Viriato: Com denodado ardor / as gentes lusitanas / enfrentam as romanas / vencendo o invasor.

Para o Estado Novo de Salazar, o corpo e a alma deviam ser treinados para o serviço de Deus, da Pátria e dos Chefes. Não esqueçamos a letra S gravada nos cintos da farda da Mocidade Portuguesa. Significava escrupulosamente Servir (e, maliciosamente, o nome do ditador). A Educação Física apurava a Raça e a exaltação dos feitos históricos contribuía para a formação patriótica dos infantes. Juntando História e Ginástica, o capitão Alberto Feliciano Marques Pereira, redigiu o livro O Valor Moral da Educação Física, quinto e último de uma série sobre ginástica infantil editada entre 1946 e 1951. Nos dois primeiros capítulos, o autor afeiçoava a formação física aos valores da moral cristã e do amor à Pátria. No terceiro capítulo, passava ao ginásio. O caráter belicista do programa inspirava-se em algumas das mais cruentas carnificinas da gesta portuguesa, escolhidas para ilustrar os exercícios, e complementava a integração das crianças em organizações militaristas como a Mocidade Portuguesa.

As quadras rimadas e as imagens aguçavam o interesse dos professores e da petizada. As ilustrações foram feitas a quatro mãos. As de Álvaro Duarte de Almeida (Moçâmedes, 1909-1972) prolífico ilustrador de literatura infantil e de uma interessante História da Tauromaquia; e as de Eduardo Teixeira Coelho (Angra do Heroísmo, 1919-Florença, 2005), monstro sagrado da história dos quadradinhos portugueses. O traço uniforme e limpo de Duarte de Almeida confere às cenas históricas uma extrema legibilidade, a regularidade do traço a rebater perspetivas, tornando as cenas imponentes como se pode confirmar no exercício das Invasões Francesas. Teixeira Coelho, apesar da sua competência em temas históricos (criou verdadeiras clássicos do género como O Caminho do Oriente, de 1946), ficou relegado nesta parceria para as mais modestas cenas de ginásio, raramente assumindo o seu famoso traço e as composições cinéticas da revista infantil Mosquito. Se a linearidade de Álvaro Duarte de Almeida resistiu melhor ao tempo, o interesse destas imagens radica sobretudo no retrato de uma ideologia  que nos parece agora um anacronismo de anedota.

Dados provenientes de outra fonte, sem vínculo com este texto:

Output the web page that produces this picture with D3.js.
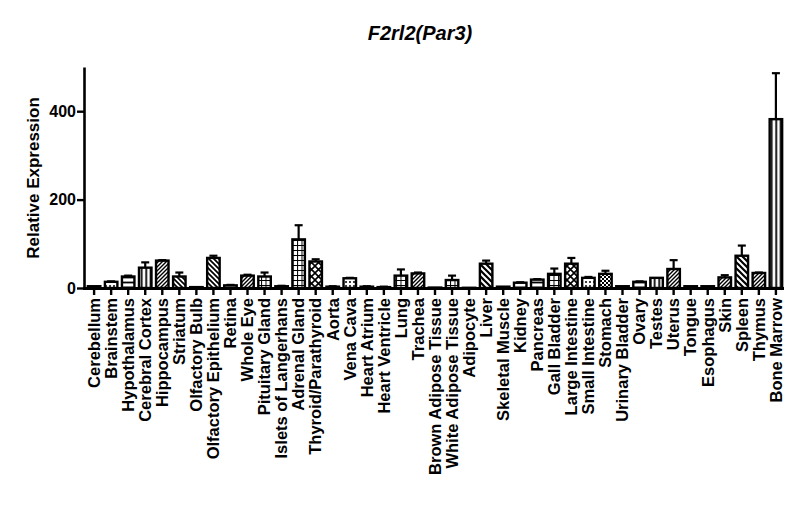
<!DOCTYPE html>
<html>
<head>
<meta charset="utf-8">
<script src="https://cdn.jsdelivr.net/npm/d3@7"></script>
<style>
  body { margin: 0; background: #fff; }
  svg { display: block; font-family: Arial, 'Liberation Sans', sans-serif; }
</style>
</head>
<body>
<svg id="chart" width="800" height="528"></svg>
<script>
// tissues on the x axis
const tissues = [
  'Cerebellum', 'Brainstem', 'Hypothalamus', 'Cerebral Cortex', 'Hippocampus',
  'Striatum', 'Olfactory Bulb', 'Olfactory Epithelium', 'Retina', 'Whole Eye',
  'Pituitary Gland', 'Islets of Langerhans', 'Adrenal Gland', 'Thyroid/Parathyroid',
  'Aorta', 'Vena Cava', 'Heart Atrium', 'Heart Ventricle', 'Lung', 'Trachea',
  'Brown Adipose Tissue', 'White Adipose Tissue', 'Adipocyte', 'Liver',
  'Skeletal Muscle', 'Kidney', 'Pancreas', 'Gall Bladder', 'Large Intestine',
  'Small Intestine', 'Stomach', 'Urinary Bladder', 'Ovary', 'Testes', 'Uterus',
  'Tongue', 'Esophagus', 'Skin', 'Spleen', 'Thymus', 'Bone Marrow'
];

// mean relative expression
const expression = [
  4, 14, 26, 46, 62,
  26, 2, 68, 6, 28,
  26, 4, 110, 60,
  3, 22, 3, 2, 28, 33,
  1, 18, 0.5, 55,
  3, 12, 19, 32, 55,
  23, 32, 4, 14, 23, 43,
  4, 4, 24, 73, 34, 382
];

// upper error (SEM)
const errors = [
  0, 1, 2, 12, 1,
  9, 0, 5, 1, 2,
  9, 1, 32, 5,
  1, 1, 1, 1, 14, 2,
  0, 10, 0, 7,
  0, 1, 1, 12, 13,
  2, 7, 0, 1, 0, 20,
  0, 0, 5, 23, 1, 104
];

const yTicks = [0, 200, 400];

// fill pattern for each bar
const fills = [
  'none', 'dots', 'hlines', 'vlines', 'diagUp',
  'diagDown', 'none', 'diagDown', 'none', 'diagUp',
  'grid', 'none', 'grid', 'cross',
  'none', 'dots', 'none', 'none', 'grid', 'diagUp',
  'none', 'grid', 'none', 'diagWide',
  'none', 'hlines', 'hlines', 'grid', 'cross',
  'dots', 'checker', 'none', 'hlines', 'vlines', 'diagUp',
  'none', 'none', 'diagUp', 'diagWide', 'diagUp', 'vlines'
];

const data = tissues.map((t, i) => ({ name: t, value: expression[i], err: errors[i], fill: fills[i] }));

const svg = d3.select('#chart');

// patterns
const defs = svg.append('defs');
function pattern(id, size, draw) {
  const p = defs.append('pattern')
    .attr('id', id)
    .attr('patternUnits', 'userSpaceOnUse')
    .attr('width', size[0])
    .attr('height', size[1]);
  p.append('rect').attr('width', size[0]).attr('height', size[1]).attr('fill', '#fff');
  draw(p);
}
pattern('none', [4, 4], () => {});
pattern('hlines', [5, 5], (p) => p.append('path').attr('d', 'M0,2.5H5').attr('stroke', '#000').attr('stroke-width', 1.8));
pattern('vlines', [4.5, 4], (p) => p.append('path').attr('d', 'M2.2,0V4').attr('stroke', '#000').attr('stroke-width', 1.8));
pattern('diagUp', [4, 4], (p) => p.append('path').attr('d', 'M-1,1L1,-1M0,4L4,0M3,5L5,3').attr('stroke', '#000').attr('stroke-width', 1.4));
pattern('diagDown', [5, 5], (p) => p.append('path').attr('d', 'M-1,4L1,6M0,0L5,5M4,-1L6,1').attr('stroke', '#000').attr('stroke-width', 1.7));
pattern('diagWide', [6, 6], (p) => p.append('path').attr('d', 'M-1,5L1,7M0,0L6,6M5,-1L7,1').attr('stroke', '#000').attr('stroke-width', 2.2));
pattern('grid', [4.5, 5], (p) => p.append('path').attr('d', 'M0,0V5M0,0H4.5').attr('stroke', '#000').attr('stroke-width', 2));
pattern('cross', [7, 7], (p) => p.append('path').attr('d', 'M0,0L7,7M7,0L0,7').attr('stroke', '#000').attr('stroke-width', 1.6));
pattern('dots', [4, 4], (p) => p.append('circle').attr('cx', 2).attr('cy', 2).attr('r', 1).attr('fill', '#000'));
pattern('checker', [4, 4], (p) => {
  p.append('rect').attr('width', 2).attr('height', 2).attr('fill', '#000');
  p.append('rect').attr('x', 2).attr('y', 2).attr('width', 2).attr('height', 2).attr('fill', '#000');
});

const x = d3.scaleBand()
  .domain(tissues)
  .range([86, 784])
  .paddingInner(0.15)
  .paddingOuter(0.05);

const y = d3.scaleLinear()
  .domain([0, 500])
  .range([288, 67]);

// bars
svg.append('g')
  .selectAll('rect')
  .data(data)
  .join('rect')
  .attr('x', (d) => x(d.name) + 1)
  .attr('y', (d) => y(d.value))
  .attr('width', x.bandwidth() - 2)
  .attr('height', (d) => y(0) - y(d.value))
  .attr('fill', (d) => `url(#${d.fill})`)
  .attr('stroke', '#000')
  .attr('stroke-width', 2.4);

// error bars (upper only)
const errG = svg.append('g').attr('stroke', '#000').attr('stroke-width', 2.2);
data.filter((d) => d.err > 0.5).forEach((d) => {
  const cx = x(d.name) + x.bandwidth() / 2;
  errG.append('line')
    .attr('x1', cx).attr('x2', cx)
    .attr('y1', y(d.value)).attr('y2', y(d.value + d.err));
  errG.append('line')
    .attr('x1', cx - 4).attr('x2', cx + 4)
    .attr('y1', y(d.value + d.err)).attr('y2', y(d.value + d.err));
});

// y axis
const yAxis = svg.append('g')
  .attr('transform', 'translate(84,0)')
  .call(d3.axisLeft(y).tickValues(yTicks).tickSize(7).tickSizeOuter(0).tickPadding(1));
yAxis.select('.domain').attr('stroke-width', 2.6);
yAxis.selectAll('.tick line').attr('stroke-width', 2.4);
yAxis.selectAll('.tick text')
  .attr('font-size', 16)
  .attr('font-weight', 'bold')
  .attr('fill', '#000');

// x axis
const xAxis = svg.append('g')
  .attr('transform', `translate(0,${y(0)})`)
  .call(d3.axisBottom(x).tickSize(7).tickSizeOuter(0).tickPadding(2));
xAxis.select('.domain').attr('d', `M83,0.5H784`).attr('stroke-width', 2.8);
xAxis.selectAll('.tick line').attr('stroke-width', 2.4);
xAxis.selectAll('.tick text')
  .attr('font-size', 16.5)
  .attr('font-weight', 'bold')
  .attr('fill', '#000')
  .attr('text-anchor', 'end')
  .attr('dy', '0.35em')
  .attr('transform', 'translate(0,2) rotate(-90)')
  .attr('x', -8)
  .attr('y', 0);

// y label
svg.append('text')
  .attr('transform', 'translate(39,178) rotate(-90)')
  .attr('text-anchor', 'middle')
  .attr('font-size', 17)
  .attr('font-weight', 'bold')
  .text('Relative Expression');

// title
svg.append('text')
  .attr('x', 420)
  .attr('y', 40)
  .attr('text-anchor', 'middle')
  .attr('font-size', 20)
  .attr('font-weight', 'bold')
  .attr('font-style', 'italic')
  .text('F2rl2(Par3)');
</script>
</body>
</html>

O semeador: Bendigo a deus, a Deus louvo o valor / do nosso povo: marinheiro denodado, / alma de herói e soldado, / da terra cultivador, / camponês e lavrador…

A Batalha de Aljubarrota: Pela Pátria vencereis, / inda que um contra seis…

O Decepado: Ninguém soube guardar / melhor uma bandeira… / À mão que era estrangeira / jurou não a entregar… / Na História foi chamado / o Grande Decepado.

Partida de Vasco da Gama para a Índia: Eis a largada e já começa a ver-se / o mais belo Padrão da História a erguer-se / Eregem-no, a partir desse momento, / as velas desfraldadas pelo vento. / Ufana a Pátria as vê. Vasco da Gama / não procura a riqueza, nem a fama… / o pensamento leva outro ideal / quando no peito, bate Portugal.

Os Portugueses nos mares da China: Macau foi dado / aos portugueses / de bom grado / pelos chineses. / Foi paga imensa, / foi paga grata / da luta intensa / contra o pirata.

Luís de Camões: Em letras de oiro ‘sculpiu / o nome da terra amada. / Ninguém melhor esgrimiu / com a palavra e a espada.

Invasões Francesas: Desde o primeiro instante ao derradeiro / a Pária será por ti, meu coração!… / Lutar, morrer, mas nunca a sujeição / ao invasor, ao vil, ao mau estrangeiro!

1ª. Guerra Mundial: Heróicos actos encerra / Nove de Abril / Grande Guerra.